USGS Backs up Promise to Provide Data in Hurricane Season
The U.S. Geological Survey has set up a new downlink backup system that guarantees the availability of streamflow information from more than 7,000 USGS stream gauges across the nation. The system would work when the current downlink system is damaged during a storm, ensuring that emergency managers have uninterrupted access to the information they need.
Information about stream flows is critical to making informed decisions about flood and storm response activities before, during, and after a hurricane.
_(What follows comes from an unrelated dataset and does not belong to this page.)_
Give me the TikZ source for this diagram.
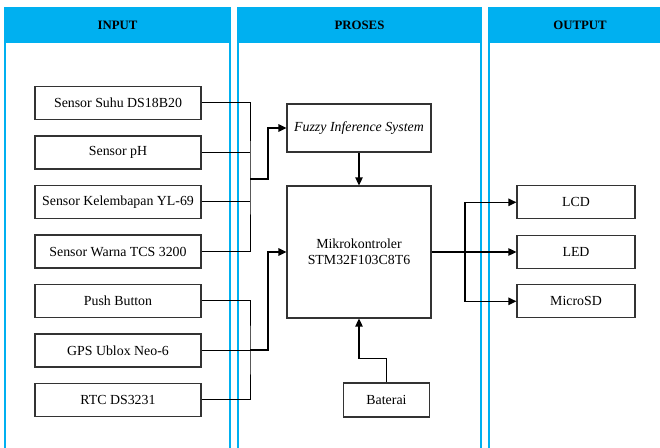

In cooperation with the U.S. Army Corps of Engineers and other federal, state, and local agencies, the USGS operates a stream gauge network that provides up-to-the-minute data.
"We could not accurately forecast river flows and water-levels without the data and support we receive from the USGS. When river and tide data are not available, our job of forecasting is much more difficult and typically results in diminished accuracy of those forecasts," said Dave Reed, hydrologist-in-charge of the National Weather Service Lower Mississippi River Forecast Center in Slidell, La.
Real-time water data is transmitted to the National Oceanic and Atmospheric Administration's GOES satellite. The satellite then relays the transmissions to various satellite downlinks.
The command-and-data acquisition station at Wallops Island, Va., is the most critical downlink because it is the only one to receive all of the transmissions. Since this station is located near the coast and is only about 15 feet above sea level, it is vulnerable to hurricanes and other storms. To ensure the continuity of continuous critical data in real time, the USGS, NOAA, and other agencies have partnered to establish an emergency satellite data acquisition and dissemination unit at the USGS Earth Resources Observation and Science Center located in Sioux Falls, S.D.